** Objective **
Copy the data below exactly, omitting any picture it contains.

** Given information **
-=-=-

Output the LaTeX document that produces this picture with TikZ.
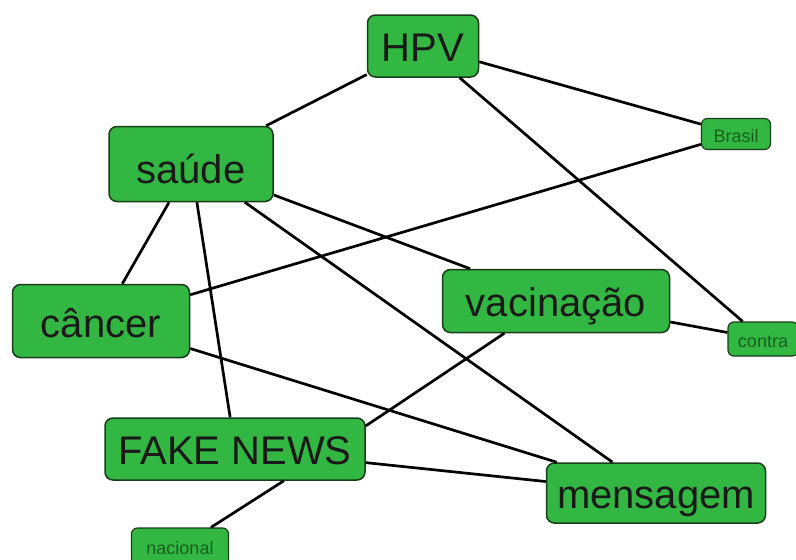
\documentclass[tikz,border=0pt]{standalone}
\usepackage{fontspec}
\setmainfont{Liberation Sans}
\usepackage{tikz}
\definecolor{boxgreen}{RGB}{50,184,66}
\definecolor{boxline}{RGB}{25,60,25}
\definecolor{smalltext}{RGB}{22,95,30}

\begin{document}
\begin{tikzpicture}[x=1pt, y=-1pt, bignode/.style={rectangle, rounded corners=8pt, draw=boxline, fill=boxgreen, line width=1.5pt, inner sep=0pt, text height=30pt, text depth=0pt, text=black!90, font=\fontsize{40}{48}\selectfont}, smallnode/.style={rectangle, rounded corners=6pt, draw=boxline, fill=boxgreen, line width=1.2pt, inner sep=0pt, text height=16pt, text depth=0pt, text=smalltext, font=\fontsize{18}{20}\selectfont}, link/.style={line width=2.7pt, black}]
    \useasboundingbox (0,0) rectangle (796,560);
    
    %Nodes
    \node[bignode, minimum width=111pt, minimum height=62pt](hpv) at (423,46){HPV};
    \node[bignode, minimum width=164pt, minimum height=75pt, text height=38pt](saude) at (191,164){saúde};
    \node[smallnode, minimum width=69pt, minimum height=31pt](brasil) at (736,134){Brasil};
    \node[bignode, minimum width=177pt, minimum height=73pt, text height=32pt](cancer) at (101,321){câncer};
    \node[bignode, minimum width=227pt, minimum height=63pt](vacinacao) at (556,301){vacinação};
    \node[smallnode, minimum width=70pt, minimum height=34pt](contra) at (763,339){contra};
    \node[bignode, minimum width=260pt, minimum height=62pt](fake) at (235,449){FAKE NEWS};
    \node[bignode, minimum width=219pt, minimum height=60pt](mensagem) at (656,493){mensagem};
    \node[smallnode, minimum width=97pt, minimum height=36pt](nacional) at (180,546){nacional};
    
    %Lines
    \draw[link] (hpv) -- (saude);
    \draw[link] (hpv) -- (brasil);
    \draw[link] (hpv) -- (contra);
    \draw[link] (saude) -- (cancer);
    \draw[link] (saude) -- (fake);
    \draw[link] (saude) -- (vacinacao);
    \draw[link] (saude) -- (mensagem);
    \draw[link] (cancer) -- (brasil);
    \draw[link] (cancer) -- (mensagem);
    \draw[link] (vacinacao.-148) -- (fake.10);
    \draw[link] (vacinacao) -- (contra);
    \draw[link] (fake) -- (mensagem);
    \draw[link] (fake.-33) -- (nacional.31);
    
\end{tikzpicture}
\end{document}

-=-=-

** Task answer **
Output the LaTeX document that produces this picture with TikZ.
\documentclass[tikz,border=0pt]{standalone}
\usepackage{fontspec}
\setmainfont{Liberation Sans}
\usepackage{tikz}
\definecolor{boxgreen}{RGB}{50,184,66}
\definecolor{boxline}{RGB}{25,60,25}
\definecolor{smalltext}{RGB}{22,95,30}

\begin{document}
\begin{tikzpicture}[x=1pt, y=-1pt, bignode/.style={rectangle, rounded corners=8pt, draw=boxline, fill=boxgreen, line width=1.5pt, inner sep=0pt, text height=30pt, text depth=0pt, text=black!90, font=\fontsize{40}{48}\selectfont}, smallnode/.style={rectangle, rounded corners=6pt, draw=boxline, fill=boxgreen, line width=1.2pt, inner sep=0pt, text height=16pt, text depth=0pt, text=smalltext, font=\fontsize{18}{20}\selectfont}, link/.style={line width=2.7pt, black}]
    \useasboundingbox (0,0) rectangle (796,560);
    
    %Nodes
    \node[bignode, minimum width=111pt, minimum height=62pt](hpv) at (423,46){HPV};
    \node[bignode, minimum width=164pt, minimum height=75pt, text height=38pt](saude) at (191,164){saúde};
    \node[smallnode, minimum width=69pt, minimum height=31pt](brasil) at (736,134){Brasil};
    \node[bignode, minimum width=177pt, minimum height=73pt, text height=32pt](cancer) at (101,321){câncer};
    \node[bignode, minimum width=227pt, minimum height=63pt](vacinacao) at (556,301){vacinação};
    \node[smallnode, minimum width=70pt, minimum height=34pt](contra) at (763,339){contra};
    \node[bignode, minimum width=260pt, minimum height=62pt](fake) at (235,449){FAKE NEWS};
    \node[bignode, minimum width=219pt, minimum height=60pt](mensagem) at (656,493){mensagem};
    \node[smallnode, minimum width=97pt, minimum height=36pt](nacional) at (180,546){nacional};
    
    %Lines
    \draw[link] (hpv) -- (saude);
    \draw[link] (hpv) -- (brasil);
    \draw[link] (hpv) -- (contra);
    \draw[link] (saude) -- (cancer);
    \draw[link] (saude) -- (fake);
    \draw[link] (saude) -- (vacinacao);
    \draw[link] (saude) -- (mensagem);
    \draw[link] (cancer) -- (brasil);
    \draw[link] (cancer) -- (mensagem);
    \draw[link] (vacinacao.-148) -- (fake.10);
    \draw[link] (vacinacao) -- (contra);
    \draw[link] (fake) -- (mensagem);
    \draw[link] (fake.-33) -- (nacional.31);
    
\end{tikzpicture}
\end{document}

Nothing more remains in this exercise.